Tale gerarchia, magico ordinatore delle priorità secondo un criterio metafisico, orienta l’anima e la predispone all’ascolto.
Un sistema gerarchico privo di un ordinamento virtuoso e celeste, che preceda qualsiasi ordinamento umano, non ha senso. Le leggi stesse del sistema gerarchico devono avere un’ossatura virtuosa nella quale l’anima del praticante ri-conosca la trasformazione del cuore e non l’esaltazione stentorea di un principio più o meno esaltante o gratificante per la psiche.
Ecco perché la "discussione" o il "dibattito" in un sistema gerarchico come noi lo intendiamo (e com'era ad esempio quello pitagorico) erano ritenuti strumenti inutili e sterili.
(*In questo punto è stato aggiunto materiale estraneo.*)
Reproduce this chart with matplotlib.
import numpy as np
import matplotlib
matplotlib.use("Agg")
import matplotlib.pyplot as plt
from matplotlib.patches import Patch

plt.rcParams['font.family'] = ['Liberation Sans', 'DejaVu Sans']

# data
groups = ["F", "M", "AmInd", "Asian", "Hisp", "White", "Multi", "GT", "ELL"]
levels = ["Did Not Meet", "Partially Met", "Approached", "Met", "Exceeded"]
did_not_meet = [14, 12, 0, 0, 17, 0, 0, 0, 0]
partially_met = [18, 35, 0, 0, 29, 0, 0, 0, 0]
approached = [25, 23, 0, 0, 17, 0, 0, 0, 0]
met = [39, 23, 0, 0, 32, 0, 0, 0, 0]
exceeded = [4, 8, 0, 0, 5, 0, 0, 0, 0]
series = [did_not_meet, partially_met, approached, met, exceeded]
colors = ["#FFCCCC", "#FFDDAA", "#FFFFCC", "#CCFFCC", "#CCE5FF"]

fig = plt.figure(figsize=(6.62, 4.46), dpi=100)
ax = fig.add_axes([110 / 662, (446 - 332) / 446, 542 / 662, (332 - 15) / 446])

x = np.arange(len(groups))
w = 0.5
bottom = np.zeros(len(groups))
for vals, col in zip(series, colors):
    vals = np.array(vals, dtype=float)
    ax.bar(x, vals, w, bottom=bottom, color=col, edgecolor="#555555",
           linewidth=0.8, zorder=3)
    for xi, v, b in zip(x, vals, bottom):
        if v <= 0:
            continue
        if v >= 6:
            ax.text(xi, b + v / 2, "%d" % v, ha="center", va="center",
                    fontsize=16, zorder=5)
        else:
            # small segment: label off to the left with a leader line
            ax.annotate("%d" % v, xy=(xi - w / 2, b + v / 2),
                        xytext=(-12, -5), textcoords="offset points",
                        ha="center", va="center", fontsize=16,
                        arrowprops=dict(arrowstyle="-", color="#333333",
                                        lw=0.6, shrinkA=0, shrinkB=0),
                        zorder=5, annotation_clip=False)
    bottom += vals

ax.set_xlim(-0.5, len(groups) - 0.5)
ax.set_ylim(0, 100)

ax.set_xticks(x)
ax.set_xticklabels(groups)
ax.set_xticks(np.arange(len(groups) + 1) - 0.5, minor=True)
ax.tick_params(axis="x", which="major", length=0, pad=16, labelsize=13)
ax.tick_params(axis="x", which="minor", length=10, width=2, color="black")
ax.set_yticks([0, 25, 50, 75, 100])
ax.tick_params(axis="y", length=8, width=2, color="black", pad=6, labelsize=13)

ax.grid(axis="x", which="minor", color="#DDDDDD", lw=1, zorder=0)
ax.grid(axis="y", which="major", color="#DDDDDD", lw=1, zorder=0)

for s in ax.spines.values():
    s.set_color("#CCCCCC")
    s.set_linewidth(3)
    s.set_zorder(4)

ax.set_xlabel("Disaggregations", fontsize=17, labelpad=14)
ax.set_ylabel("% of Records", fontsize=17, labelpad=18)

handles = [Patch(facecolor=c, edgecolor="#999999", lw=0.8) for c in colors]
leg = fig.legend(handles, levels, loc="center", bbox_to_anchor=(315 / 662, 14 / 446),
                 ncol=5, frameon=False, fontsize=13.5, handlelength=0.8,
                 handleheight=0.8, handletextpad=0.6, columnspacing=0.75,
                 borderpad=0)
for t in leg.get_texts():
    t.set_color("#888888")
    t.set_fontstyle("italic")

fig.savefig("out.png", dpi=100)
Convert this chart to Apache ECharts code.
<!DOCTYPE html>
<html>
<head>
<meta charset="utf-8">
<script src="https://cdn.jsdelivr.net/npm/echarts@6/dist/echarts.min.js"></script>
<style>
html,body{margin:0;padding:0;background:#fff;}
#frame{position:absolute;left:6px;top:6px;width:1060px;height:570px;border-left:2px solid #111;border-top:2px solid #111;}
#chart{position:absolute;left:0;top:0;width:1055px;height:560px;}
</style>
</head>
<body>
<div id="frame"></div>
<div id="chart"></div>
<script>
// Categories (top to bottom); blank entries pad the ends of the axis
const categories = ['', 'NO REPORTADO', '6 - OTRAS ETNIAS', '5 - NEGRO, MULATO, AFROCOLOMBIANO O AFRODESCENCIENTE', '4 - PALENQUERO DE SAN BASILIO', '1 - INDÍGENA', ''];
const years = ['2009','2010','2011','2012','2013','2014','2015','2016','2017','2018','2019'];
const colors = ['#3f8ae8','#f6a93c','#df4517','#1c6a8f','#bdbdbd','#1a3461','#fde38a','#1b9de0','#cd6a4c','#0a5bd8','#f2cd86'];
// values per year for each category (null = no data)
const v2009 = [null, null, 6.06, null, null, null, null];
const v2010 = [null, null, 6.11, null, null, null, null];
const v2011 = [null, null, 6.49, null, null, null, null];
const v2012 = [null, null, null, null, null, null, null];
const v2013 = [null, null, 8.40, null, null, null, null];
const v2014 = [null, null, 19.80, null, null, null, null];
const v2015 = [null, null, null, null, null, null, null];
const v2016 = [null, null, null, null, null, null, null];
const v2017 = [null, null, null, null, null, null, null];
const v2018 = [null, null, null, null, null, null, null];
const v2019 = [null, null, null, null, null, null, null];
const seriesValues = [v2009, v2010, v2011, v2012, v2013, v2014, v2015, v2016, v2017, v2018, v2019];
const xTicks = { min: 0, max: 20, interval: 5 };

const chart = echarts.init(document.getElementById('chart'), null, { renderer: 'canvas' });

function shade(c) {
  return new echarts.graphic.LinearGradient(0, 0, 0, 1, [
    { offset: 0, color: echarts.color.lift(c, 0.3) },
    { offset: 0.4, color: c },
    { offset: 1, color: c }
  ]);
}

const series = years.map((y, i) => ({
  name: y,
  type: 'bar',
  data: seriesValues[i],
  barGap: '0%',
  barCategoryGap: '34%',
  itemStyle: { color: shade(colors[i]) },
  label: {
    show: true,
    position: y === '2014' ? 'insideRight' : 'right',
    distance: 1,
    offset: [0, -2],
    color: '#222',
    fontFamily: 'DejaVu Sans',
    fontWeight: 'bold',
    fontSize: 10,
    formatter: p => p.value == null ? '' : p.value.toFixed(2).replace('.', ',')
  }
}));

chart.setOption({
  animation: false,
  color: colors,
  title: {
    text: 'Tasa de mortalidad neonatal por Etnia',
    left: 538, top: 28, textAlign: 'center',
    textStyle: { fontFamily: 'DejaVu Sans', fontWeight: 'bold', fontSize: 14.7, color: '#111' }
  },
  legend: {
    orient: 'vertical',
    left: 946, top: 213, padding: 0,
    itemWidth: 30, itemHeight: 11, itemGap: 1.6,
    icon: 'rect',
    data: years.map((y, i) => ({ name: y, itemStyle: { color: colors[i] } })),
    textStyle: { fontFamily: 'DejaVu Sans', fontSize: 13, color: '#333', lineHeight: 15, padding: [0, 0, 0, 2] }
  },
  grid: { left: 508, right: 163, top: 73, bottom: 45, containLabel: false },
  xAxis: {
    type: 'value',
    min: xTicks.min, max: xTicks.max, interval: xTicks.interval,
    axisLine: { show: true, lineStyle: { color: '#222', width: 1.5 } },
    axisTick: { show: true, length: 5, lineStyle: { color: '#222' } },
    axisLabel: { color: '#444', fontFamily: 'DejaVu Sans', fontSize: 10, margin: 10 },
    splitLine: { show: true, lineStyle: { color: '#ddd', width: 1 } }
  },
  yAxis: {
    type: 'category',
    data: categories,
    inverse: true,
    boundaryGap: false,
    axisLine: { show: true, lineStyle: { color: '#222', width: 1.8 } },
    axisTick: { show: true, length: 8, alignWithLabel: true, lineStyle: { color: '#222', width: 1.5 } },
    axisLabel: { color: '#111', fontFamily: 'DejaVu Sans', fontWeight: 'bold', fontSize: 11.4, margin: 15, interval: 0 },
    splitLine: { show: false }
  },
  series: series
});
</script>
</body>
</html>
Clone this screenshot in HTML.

Prima bisognava imparare ad ascoltare (scienza difficilissima), poi a comprendere (siamo già oltre l’apprendimento meramente razionale), poi a innamorarsi del sistema virtuoso che sottende la gerarchia (e questo riguarda i pochi che hanno com-preso), e infine si poteva esprimere e toccare l’idea embrionale. Tale idea bambina ha (per coloro che ne capiscono qualcosa) sette sorelle maggiori (le Virtù) tre madri (le Grazie); è nata da un colpo di luce che ha "ucciso" il vecchio padre, vittima del desiderio, del bisogno, del pregiudizio e del caos.
Ecco perché un sistema gerarchico deve partire dall’insegnamento generoso e consapevole, dalla schola philosophica dove, prima di apprendere le leggi si apprendano le virtù. Si apprendano attraverso la bellezza e l’umiltà e non attraverso lo sforzo e la superbia.
Lo sforzo e la superbia hanno sempre causato ernie fastidiose e non hanno mai favorito l’apertura della mente e del cuore.